Para o economista Daniel Santos, agora é preciso amadurecer a forma de usar essas informações em políticas públicas. “O principal é que a individualidade de cada aluno será respeitada, o intuito não é homogeneizar pessoas, e sim desenvolver estratégias para tornar a educação mais eficaz”, disse.
“Importante lembrar que nesse tema não podemos definir qual competência é bom ter em maior ou menor grau, é um conjunto de características que cada pessoa tem em uma combinação diferente”
O psicólogo Ricardo Primi reforça que, diferentemente das avaliações cognitivas, a socioemocional não busca estabelecer um nível ideal de pontuação. “Importante lembrar que nesse tema não podemos definir qual competência é bom ter em maior ou menor grau. Trata-se de um conjunto de características que cada pessoa tem em uma combinação diferente”, completou.
Próximos passos
Em conjunto com os consultores internacionais Oliver John e Filip de Fruyt, a equipe responsável pelo sistema de avaliação atualmente analisa a validação de novos itens para ampliar a abrangência dos resultados. A perspectiva é aprimorar a ferramenta por meio da aplicação em outras redes de ensino.
Como esse modelo de avaliação se destina a oferecer informações em larga escala para políticas públicas, seu formato é abrangente para que possa ser comparável, de modo a permitir análises e trocas de experiência entre diferentes sistemas educativos. Por isso, oferece informações sobra as cinco dimensões da teoria do Big Five.
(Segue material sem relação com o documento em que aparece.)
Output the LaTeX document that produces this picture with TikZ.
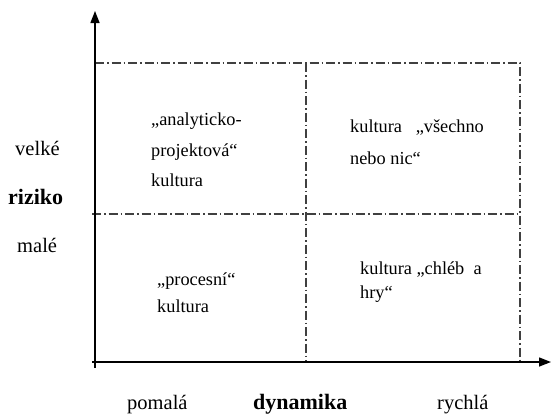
\documentclass[tikz,border=0pt]{standalone}
\usepackage{fontspec}
\setmainfont{Liberation Serif}
\usetikzlibrary{arrows.meta}
\begin{document}
\begin{tikzpicture}[x=1pt,y=-1pt,
  axis/.style={line width=1.4pt,black,-{Triangle[length=12pt,width=9pt]}},
  grid/.style={line width=1.1pt,black!75,dash pattern=on 9pt off 3pt on 1.5pt off 3pt},
  qtext/.style={anchor=base west,inner sep=0pt,font=\fontsize{18.3}{22}\selectfont},
  lab/.style={anchor=base west,inner sep=0pt,font=\fontsize{20.5}{24}\selectfont},
  blab/.style={lab,font=\fontsize{22}{26}\selectfont\bfseries}]
\useasboundingbox (0,0) rectangle (551,416);
% coordinates
\coordinate (ybot) at (95,368);
\coordinate (ytop) at (95,11);
\coordinate (xleft) at (92,362);
\coordinate (xright) at (551,362);
\coordinate (tl) at (95,63);
\coordinate (tm) at (306,63);
\coordinate (tr) at (520,63);
\coordinate (ml) at (92,214);
\coordinate (mr) at (520,214);
\coordinate (bm) at (306,362);
\coordinate (br) at (520,362);
% grid
\draw[grid] (tl) -- (tm) -- (tr) -- (br);
\draw[grid] (tm) -- (bm);
\draw[grid] (ml) -- (mr);
% axes
\draw[axis] (ybot) -- (ytop);
\draw[axis] (xleft) -- (xright);
% quadrant texts
\node[qtext] (a1) at (151,125) {„analyticko-};
\node[qtext] (a2) at (151,156) {projektová“};
\node[qtext] (a3) at (151,186) {kultura};
\node[qtext] (b1) at (350,132) {kultura\ \ \ „všechno};
\node[qtext] (b2) at (350,164) {nebo nic“};
\node[qtext] (c1) at (157,285) {„procesní“};
\node[qtext] (c2) at (157,312) {kultura};
\node[qtext] (d1) at (360,274) {kultura „chléb\ \ a};
\node[qtext] (d2) at (360,298) {hry“};
% axis labels
\node[lab] (velke) at (15,155) {velké};
\node[blab] (riziko) at (8,204) {riziko};
\node[lab] (male) at (17,252) {malé};
\node[lab] (pomala) at (127,409) {pomalá};
\node[blab] (dyn) at (253,409) {dynamika};
\node[lab] (rychla) at (437,409) {rychlá};
\end{tikzpicture}
\end{document}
Os instrumentos de avaliação socioemocional compõem um conjunto que conta ainda com material de apoio e um programa para facilitar a inserção de dados e geração de devolutivas. O sistema está em fase de finalização. “Agora é o momento de garantir que essas ferramentas sejam usadas para alavancar o potencial dos alunos; da mesma forma como nos testes cognitivos, é preciso tomar cuidado para que a utilização não sirva a propósitos de fazer ranking ou metas e outros usos menos pedagógicos”, defendeu Tatiana.